=== Extracted information ===

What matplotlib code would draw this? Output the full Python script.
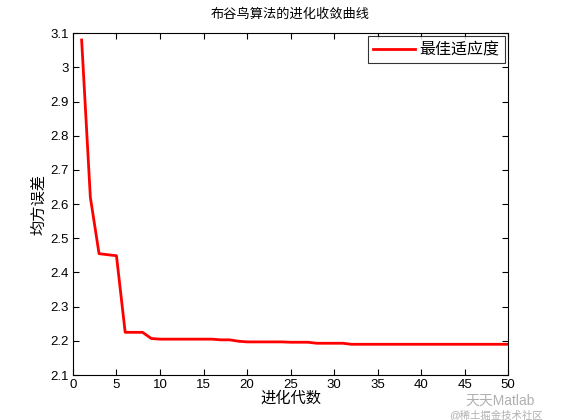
import matplotlib
matplotlib.use('Agg')
import matplotlib.pyplot as plt
import numpy as np

plt.rcParams['font.family'] = ['Liberation Sans', 'Noto Sans CJK SC', 'DejaVu Sans']

# Data
generations = np.arange(1, 51)
best_fitness = [3.08, 2.62, 2.455, 2.452, 2.449, 2.225, 2.225, 2.225, 2.207, 2.205,
                2.205, 2.205, 2.205, 2.205, 2.205, 2.205, 2.203, 2.203, 2.199, 2.197,
                2.197, 2.197, 2.197, 2.197, 2.196, 2.196, 2.196, 2.193, 2.193, 2.193,
                2.193, 2.19, 2.19, 2.19, 2.19, 2.19, 2.19, 2.19, 2.19, 2.19,
                2.19, 2.19, 2.19, 2.19, 2.19, 2.19, 2.19, 2.19, 2.19, 2.19]

x_ticks = np.arange(0, 51, 5)
y_ticks = np.round(np.arange(2.1, 3.11, 0.1), 1)

fig = plt.figure(figsize=(5.61, 4.2), dpi=100)
ax = fig.add_axes([0.13, 0.107, 0.776, 0.814])
ax.plot(generations, best_fitness, color='red', linewidth=2, label='最佳适应度')

ax.set_xlim(0, 50)
ax.set_ylim(2.1, 3.1)
ax.set_xticks(x_ticks)
ax.set_yticks(y_ticks)
ax.set_yticklabels([f'{v:g}' for v in y_ticks])
ax.tick_params(direction='in', top=True, right=True, labelsize=9.5, length=4, width=0.8, pad=3)
for s in ax.spines.values():
    s.set_linewidth(0.8)

ax.set_title('布谷鸟算法的进化收敛曲线', fontsize=9.5, pad=11)
ax.set_xlabel('进化代数', fontsize=11, labelpad=0)
ax.set_ylabel('均方误差', fontsize=11, labelpad=3)

leg = ax.legend(loc='upper right', fontsize=11.5, frameon=True, fancybox=False,
                edgecolor='black', handlelength=2.6, handletextpad=0.3,
                borderaxespad=0.2, borderpad=0.35)
leg.get_frame().set_linewidth(0.8)

# watermark
fig.text(0.83, 0.045, '天天Matlab', fontsize=10, color='#b0b0b0', ha='left', va='center')
fig.text(0.80, 0.012, '@稀土掘金技术社区', fontsize=7.5, color='#b0b0b0', ha='left', va='center')

fig.savefig('out.png', dpi=100)
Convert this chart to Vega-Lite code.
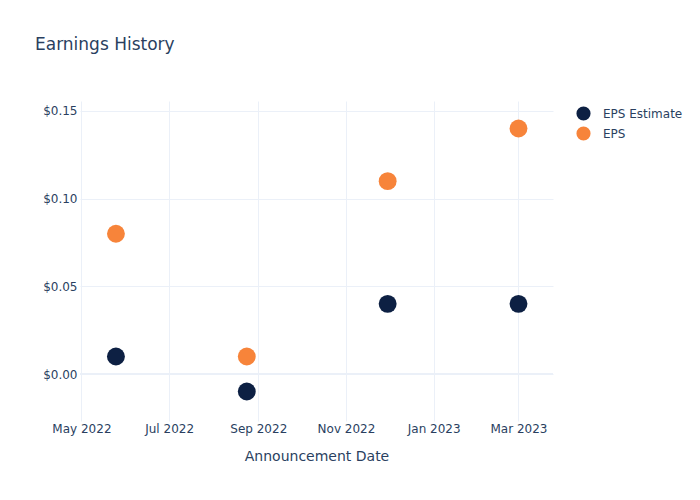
{
  "$schema": "https://vega.github.io/schema/vega-lite/v6.json",
  "width": 473,
  "height": 320,
  "autosize": {"type": "none"},
  "padding": {"left": 80, "top": 101, "right": 147, "bottom": 79},
  "background": "white",
  "title": {
    "text": "Earnings History",
    "anchor": "start",
    "frame": "group",
    "dx": -45,
    "offset": 47,
    "font": "DejaVu Sans",
    "fontSize": 17,
    "fontWeight": "normal",
    "color": "#2a3f5f"
  },
  "config": {
    "view": {"stroke": null},
    "font": "DejaVu Sans"
  },
  "data": {
    "values": [
      {"date": "2022-05-25", "series": "EPS Estimate", "value": 0.01},
      {"date": "2022-08-24", "series": "EPS Estimate", "value": -0.01},
      {"date": "2022-11-30", "series": "EPS Estimate", "value": 0.04},
      {"date": "2023-03-01", "series": "EPS Estimate", "value": 0.04},
      {"date": "2022-05-25", "series": "EPS", "value": 0.08},
      {"date": "2022-08-24", "series": "EPS", "value": 0.01},
      {"date": "2022-11-30", "series": "EPS", "value": 0.11},
      {"date": "2023-03-01", "series": "EPS", "value": 0.14}
    ]
  },
  "layer": [
    {
      "mark": {"type": "rule", "color": "#ebf0f8", "strokeWidth": 2},
      "encoding": {"y": {"datum": 0, "type": "quantitative"}}
    },
    {
      "mark": {"type": "point", "filled": true, "opacity": 1, "size": 320},
      "encoding": {
        "x": {
          "field": "date",
          "type": "temporal",
          "scale": {"domain": ["2022-04-30", "2023-03-25"]},
          "axis": {
            "title": "Announcement Date",
            "titleFont": "DejaVu Sans",
            "titleFontSize": 14,
            "titleFontWeight": "normal",
            "titleColor": "#2a3f5f",
            "titlePadding": 15,
            "format": "%b %Y",
            "tickCount": {"interval": "month", "step": 2},
            "labelFontSize": 12,
            "labelColor": "#2a3f5f",
            "labelPadding": 2,
            "ticks": false,
            "domain": false,
            "grid": true,
            "gridColor": "#ebf0f8",
            "labelOverlap": false,
            "labelFlush": false
          }
        },
        "y": {
          "field": "value",
          "type": "quantitative",
          "scale": {"domain": [-0.0268, 0.1557], "nice": false, "zero": false},
          "axis": {
            "title": null,
            "values": [0, 0.05, 0.1, 0.15],
            "format": "$.2f",
            "labelFontSize": 12,
            "labelColor": "#2a3f5f",
            "labelPadding": 3,
            "ticks": false,
            "domain": false,
            "grid": true,
            "gridColor": "#ebf0f8"
          }
        },
        "color": {
          "field": "series",
          "type": "nominal",
          "scale": {"domain": ["EPS Estimate", "EPS"], "range": ["#0d2043", "#f7843a"]},
          "legend": {
            "title": null,
            "orient": "none",
            "legendX": 496,
            "legendY": 5,
            "padding": 0,
            "symbolType": "circle",
            "symbolSize": 200,
            "symbolStrokeWidth": 0,
            "symbolOpacity": 1,
            "labelFontSize": 12,
            "labelColor": "#2a3f5f",
            "labelOffset": 12,
            "rowPadding": 5
          }
        }
      }
    }
  ]
}
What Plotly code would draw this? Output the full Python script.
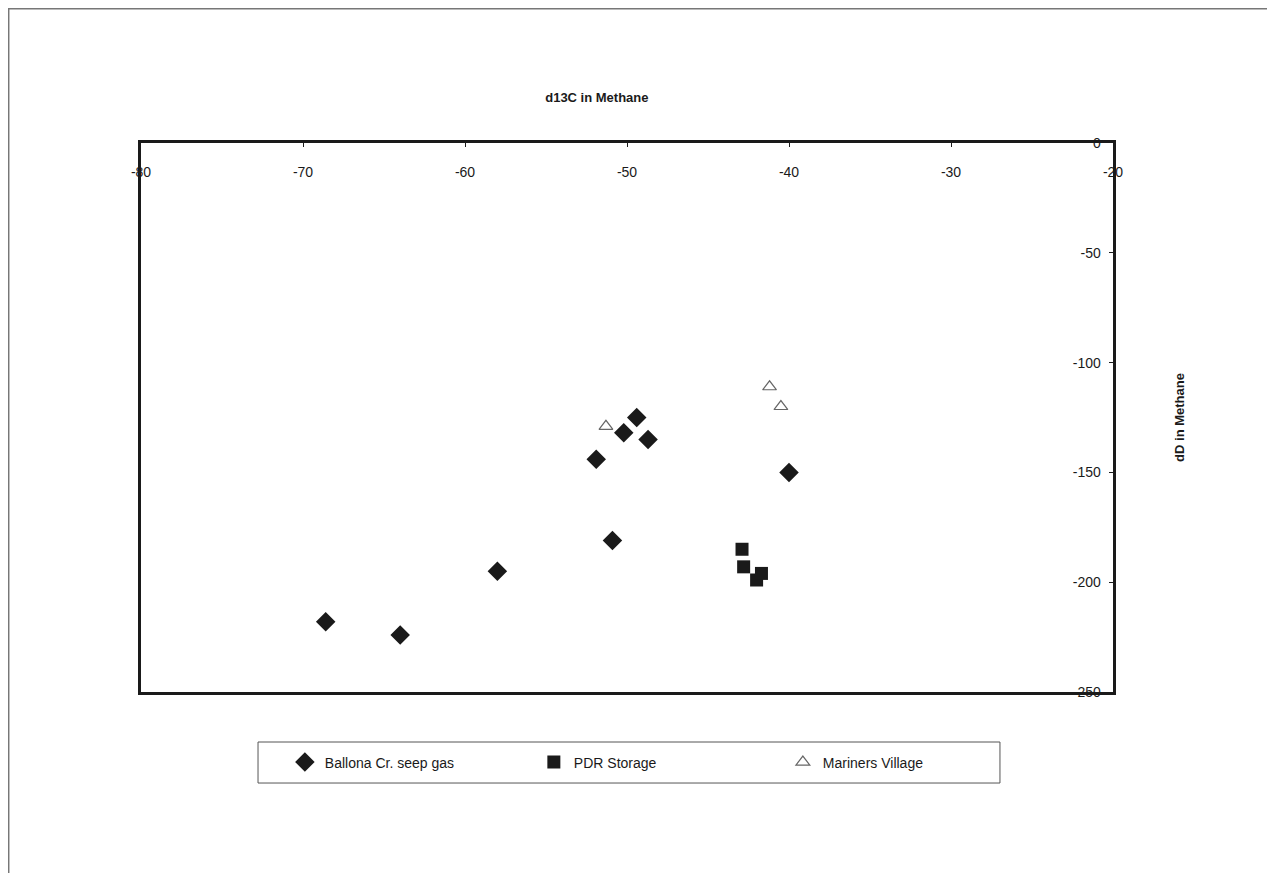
import plotly.graph_objects as go

# Ballona Cr. seep gas
ballona_d13c = [-68.6, -64.0, -58.0, -51.9, -50.2, -49.4, -48.7, -50.9, -40.0]
ballona_dd = [-218, -224, -195, -144, -132, -125, -135, -181, -150]

# PDR Storage
pdr_d13c = [-42.9, -42.8, -42.0, -41.7]
pdr_dd = [-185, -193, -199, -196]

# Mariners Village
mariners_d13c = [-51.3, -41.2, -40.5]
mariners_dd = [-129, -111, -120]

x_ticks = [-80, -70, -60, -50, -40, -30, -20]
x_tick_labels = ["-80", "-70", "-60", "-50", "-40", "-30", "-20"]
y_ticks = [0, -50, -100, -150, -200, -250]
y_tick_labels = ["0", "-50", "-100", "-150", "-200", "-250"]

FONT = "Liberation Sans, Arial, sans-serif"
INK = "#1a1a1a"

fig = go.Figure()

fig.add_trace(go.Scatter(x=ballona_d13c, y=ballona_dd, mode='markers',
                         name='Ballona Cr. seep gas',
                         marker=dict(symbol='diamond', size=15, color=INK,
                                     line=dict(width=0))))
fig.add_trace(go.Scatter(x=pdr_d13c, y=pdr_dd, mode='markers',
                         name='PDR Storage',
                         marker=dict(symbol='square', size=13, color=INK,
                                     line=dict(width=0))))
fig.add_trace(go.Scatter(x=mariners_d13c, y=mariners_dd, mode='markers',
                         name='Mariners Village',
                         marker=dict(symbol='triangle-up-open', size=12,
                                     color='#666666', line=dict(width=1.2))))

fig.update_xaxes(range=[-80, -20], side='top',
                 tickvals=x_ticks, ticktext=x_tick_labels,
                 ticklabelposition='inside', ticklabeloverflow='allow',
                 ticklabelstandoff=20,
                 ticks='inside', ticklen=4, tickcolor=INK,
                 showline=True, linewidth=3, linecolor=INK, mirror=True,
                 showgrid=False, zeroline=False,
                 tickfont=dict(family=FONT, size=14, color=INK))
fig.update_yaxes(range=[-250, 0], side='right',
                 tickvals=y_ticks, ticktext=y_tick_labels,
                 ticklabelposition='inside', ticklabeloverflow='allow',
                 ticklabelstandoff=8,
                 ticks='inside', ticklen=4, tickcolor=INK,
                 showline=True, linewidth=3, linecolor=INK, mirror=True,
                 showgrid=False, zeroline=False,
                 tickfont=dict(family=FONT, size=14, color=INK),
                 title=dict(text='<b>dD in Methane</b>', standoff=75,
                            font=dict(family=FONT, size=13, color=INK)))

fig.update_layout(
    width=1267, height=865,
    margin=dict(l=133, r=162, t=135, b=181),
    paper_bgcolor='white', plot_bgcolor='white',
    title=dict(text='<b>d13C in Methane</b>', xref='paper', x=0.469,
               xanchor='center', yref='container', y=1 - 89 / 865,
               yanchor='middle', font=dict(family=FONT, size=13, color=INK)),
    legend=dict(orientation='h', x=0.148, xanchor='left', y=-0.1284,
                yanchor='middle', borderwidth=0, bgcolor='rgba(0,0,0,0)',
                entrywidth=204,
                font=dict(family=FONT, size=14, color=INK)),
    shapes=[
        # outer chart border
        dict(type='rect', xref='paper', yref='paper',
             x0=-0.1361, x1=1.1595, y0=-0.34, y1=1.2445,
             line=dict(color='#777777', width=1.5)),
        # legend box
        dict(type='rect', xref='paper', yref='paper',
             x0=0.1204, x1=0.8837, y0=-0.1658, y1=-0.0911,
             line=dict(color='#555555', width=1), layer='below'),
    ],
)

fig.write_html("out.html")
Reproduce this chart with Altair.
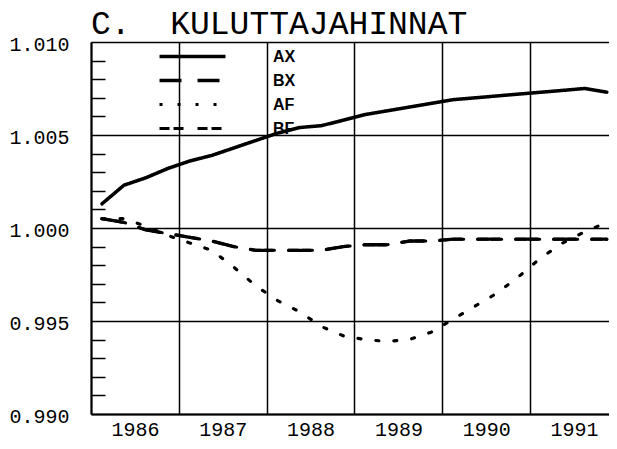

===

> [Stated task]: Write out again exactly the lines from the start of the data above through the line containing "plt.rcParams['font.family'] = ['Liberation", inclusive, excluding any pictures.

> [Response to this exercise]:
What matplotlib code would draw this? Output the full Python script.
import matplotlib
matplotlib.use('Agg')
import matplotlib.pyplot as plt
import numpy as np

plt.rcParams['font.family'] = ['Liberation Sans', 'Noto Sans CJK SC', 'DejaVu Sans']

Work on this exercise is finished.